Tibetan Prayer Wheels
Prayer wheels are very common religious objects in Tibetan Buddhism. Prayer wheels are used primarily by the Buddhists of Tibet and Nepal, where hand-held prayer wheels are carried by pilgrims and other devotees and turned during devotional activities. A hand held prayer wheel is a hollow wooden or metal cylinder attached to a handle. Om Mani Padme Hung mantras are printed or etched in relief on the cylinder.

According to Tibetan Buddhist belief, spinning a prayer wheel is just as effective as reciting the sacred texts aloud. Tibetans use prayer wheels to spread spiritual blessings to all sentient beings and invoke good karma in this and next life. They believe that every rotation of a prayer wheel equals one utterance of the mantra, thus the religious practice will in return help them accumulate merits, replace negative effects with positive ones, and hence bring them good karma. Buddhists turn the wheel clockwise.
Rotating these prayer wheels and reciting is considered one of the most thoughtful and beneficial act. Most often build in the periphery of stupas and monasteries, a number of Buddhist prayer wheels might range from a few to hundreds for people to spin them as they walk past or when they rotate around the temple or stupa in a clockwise direction.
It is believed that the prayer through the Buddhist prayer wheels grant everything a worshipper asks for.

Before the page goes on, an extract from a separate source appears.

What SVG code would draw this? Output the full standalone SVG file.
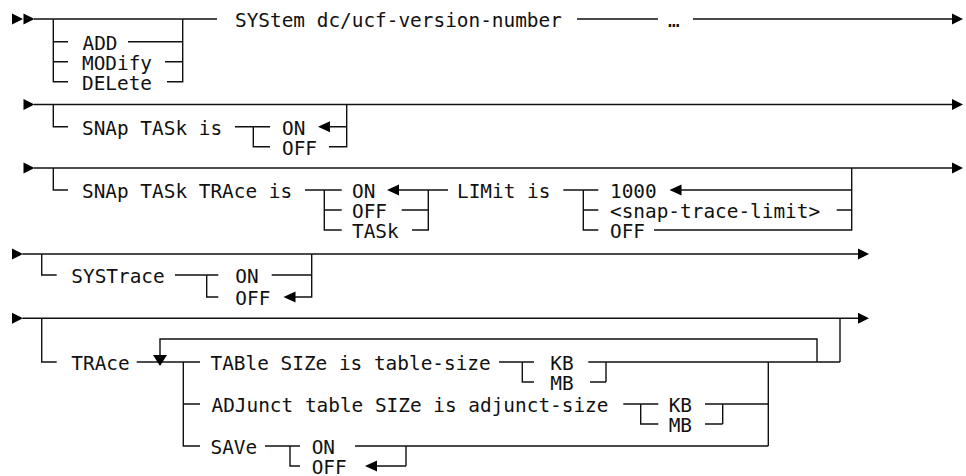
<svg xmlns="http://www.w3.org/2000/svg" xmlns:xlink="http://www.w3.org/1999/xlink" width="966" height="476" viewBox="0 0 966 476">
<style>
  text { font-family: "DejaVu Sans Mono", "Liberation Mono", monospace; font-size: 19.4px; fill: #111; }
  .ln { fill: none; stroke: #111; stroke-width: 1.4; }
  .ah { fill: #000; }
</style>
<defs>
  <polygon id="arrR" class="ah" points="0,-5.5 11,0 0,5.5"/>
  <polygon id="arrL" class="ah" points="0,0 12,-5.5 12,5.5"/>
  <polygon id="arrD" class="ah" points="-7,0 7,0 0,11"/>
</defs>
<rect width="966" height="476" fill="#fff"/>

<g id="connectors">
  <!-- Row 1 -->
  <use href="#arrR" transform="translate(12,19)"/>
  <use href="#arrR" transform="translate(23.5,19)"/>
  <path class="ln" d="M34,19 H217 M577,19 H658 M693,19 H953"/>
  <use href="#arrR" transform="translate(952,19)"/>
  <path class="ln" d="M53.3,19 V81.7 H68 M53.3,41.7 H68 M53.3,61.7 H68"/>
  <path class="ln" d="M182.7,19 V81.7 H167 M128,41.7 H182.7 M165,61.7 H182.7"/>

  <!-- Row 2 -->
  <use href="#arrR" transform="translate(23.5,104.5)"/>
  <path class="ln" d="M34,104.5 H953"/>
  <use href="#arrR" transform="translate(952,104.5)"/>
  <path class="ln" d="M53.3,104.5 V126.7 H68"/>
  <path class="ln" d="M235,126.7 H270 M253.3,126.7 V146.7 H270"/>
  <use href="#arrL" transform="translate(318,126.7)"/>
  <path class="ln" d="M329,126.7 H346.7 M346.7,104.5 V146.7 H329"/>

  <!-- Row 3 -->
  <use href="#arrR" transform="translate(23.5,168)"/>
  <path class="ln" d="M34,168 H953"/>
  <use href="#arrR" transform="translate(952,168)"/>
  <path class="ln" d="M53.3,168 V190 H68"/>
  <path class="ln" d="M305,190 H341.7 M324.3,190 V230 H341.7 M324.3,210 H341.7"/>
  <use href="#arrL" transform="translate(387,190)"/>
  <path class="ln" d="M398,190 H448 M428.3,190 V230 H412 M401.7,210 H428.3"/>
  <path class="ln" d="M563.3,190 H598.3 M583.3,190 V230 H598.3 M583.3,210 H598.3"/>
  <use href="#arrL" transform="translate(669.5,190)"/>
  <path class="ln" d="M680,190 H851.7 M851.7,168 V230 H654 M836.7,210 H851.7"/>

  <!-- Row 4 -->
  <use href="#arrR" transform="translate(12,254)"/>
  <path class="ln" d="M22.5,254 H859"/>
  <use href="#arrR" transform="translate(858,254)"/>
  <path class="ln" d="M41.7,254 V275 H56.7"/>
  <path class="ln" d="M175,275 H218.3 M206.7,275 V297 H218.3"/>
  <path class="ln" d="M271.7,275 H311.7 M311.7,254 V297 H295"/>
  <use href="#arrL" transform="translate(283.5,297)"/>

  <!-- Row 5 -->
  <use href="#arrR" transform="translate(12,318.3)"/>
  <path class="ln" d="M22.5,318.3 H859"/>
  <use href="#arrR" transform="translate(858,318.3)"/>
  <path class="ln" d="M41.7,318.3 V362 H56.7"/>
  <path class="ln" d="M136.7,362 H200"/>
  <path class="ln" d="M160,356 V339 H817 V362"/>
  <use href="#arrD" transform="translate(160,355)"/>
  <path class="ln" d="M183.3,362 V446 H200 M183.3,404 H200"/>
  <path class="ln" d="M499,362 H534 M522.3,362 V382 H534"/>
  <path class="ln" d="M588.3,362 H840 M840,318.3 V362 M590,382 H606 M606,362 V382"/>
  <path class="ln" d="M623.3,404 H658.3 M640.7,404 V424 H658.3"/>
  <path class="ln" d="M705,404 H768.3 M705,424 H722.7 M722.7,404 V424 M768.3,362 V446"/>
  <path class="ln" d="M265,446 H300 M290,446 V466 H300"/>
  <path class="ln" d="M355,446 H768.3 M376,466 H406 M406,446 V466"/>
  <use href="#arrL" transform="translate(365,466)"/>
</g>

<g id="n-system"><text x="235" y="27">SYStem dc/ucf-version-number</text></g>
<g id="n-ellipsis"><text x="668" y="27">…</text></g>
<g id="n-add"><text x="82.5" y="49.7">ADD</text></g>
<g id="n-modify"><text x="82" y="69.7">MODify</text></g>
<g id="n-delete"><text x="82" y="89.7">DELete</text></g>

<g id="n-snaptask"><text x="82" y="134.7">SNAp TASk is</text></g>
<g id="n-snaptask-on"><text x="282" y="134.7">ON</text></g>
<g id="n-snaptask-off"><text x="282" y="154.7">OFF</text></g>

<g id="n-snaptrace"><text x="82" y="198">SNAp TASk TRAce is</text></g>
<g id="n-snaptrace-on"><text x="352" y="198">ON</text></g>
<g id="n-snaptrace-off"><text x="352" y="218">OFF</text></g>
<g id="n-snaptrace-task"><text x="352" y="238">TASk</text></g>
<g id="n-limit"><text x="457" y="198">LIMit is</text></g>
<g id="n-limit-1000"><text x="610" y="198">1000</text></g>
<g id="n-limit-var"><text x="610" y="218">&lt;snap-trace-limit&gt;</text></g>
<g id="n-limit-off"><text x="610" y="238">OFF</text></g>

<g id="n-systrace"><text x="71.3" y="283">SYSTrace</text></g>
<g id="n-systrace-on"><text x="235.3" y="283">ON</text></g>
<g id="n-systrace-off"><text x="235.3" y="305">OFF</text></g>

<g id="n-trace"><text x="71.3" y="370">TRAce</text></g>
<g id="n-table"><text x="210.5" y="370">TABle SIZe is table-size</text></g>
<g id="n-table-kb"><text x="550.3" y="370">KB</text></g>
<g id="n-table-mb"><text x="550.3" y="390">MB</text></g>
<g id="n-adjunct"><text x="211.5" y="412">ADJunct table SIZe is adjunct-size</text></g>
<g id="n-adjunct-kb"><text x="668.7" y="412">KB</text></g>
<g id="n-adjunct-mb"><text x="668.7" y="432">MB</text></g>
<g id="n-save"><text x="210.5" y="454">SAVe</text></g>
<g id="n-save-on"><text x="311.7" y="454">ON</text></g>
<g id="n-save-off"><text x="311.7" y="474">OFF</text></g>
</svg>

There is a heavy belief that turning the Buddhist prayer wheels with remorse and guilt will help you eliminate the four bad deeds, the five actions of immediate retribution, the eight of the wrong views and the ten non-virtues.
Any person who turns the Buddhist prayer wheels in his life shall never again born with any anomalies in his/her life, never born with disorders like blindness, deafness, muteness or as a cripple.
When to Use a Prayer Wheel
There is no any exact definition when it comes to when to use the prayer wheels still, one can turn the prayer wheel anytime during his/her daily meditation or mantra recitals or during when some spiritual practices are performed. But the Buddhist prayer shouldn’t be spun while a Lama is delivering a speech or while he is teaching.
How to Use a Prayer Wheel
The prayer wheel should be turned clockwise with a single-pointed concentration of body, speech, and mind. Turning the Buddhist prayer wheels does not require much physical strength and many repetitions.
Types of Prayer Wheels
Mani wheel (a hand prayer wheel)
Water wheels
Fire wheel
Wind wheel
Stationary prayer wheels
Electric dharma wheels
According to Lama Zopa, Rinpoche, “To benefit sentient beings, the Buddhas and Bodhisattvas manifest in the prayer wheel to purify all our negative karmas and obscurations, and to cause us to actualize the realizations of the path to enlightenment.”
Turning a prayer wheel with millions of mantras inside is the equivalent of saying those millions of mantras, but it is achieved in a fraction of the time. However, the benefit of spinning the wheel with a concentrated mind is said to be one hundred thousand times greater than spinning it with a distracted mind.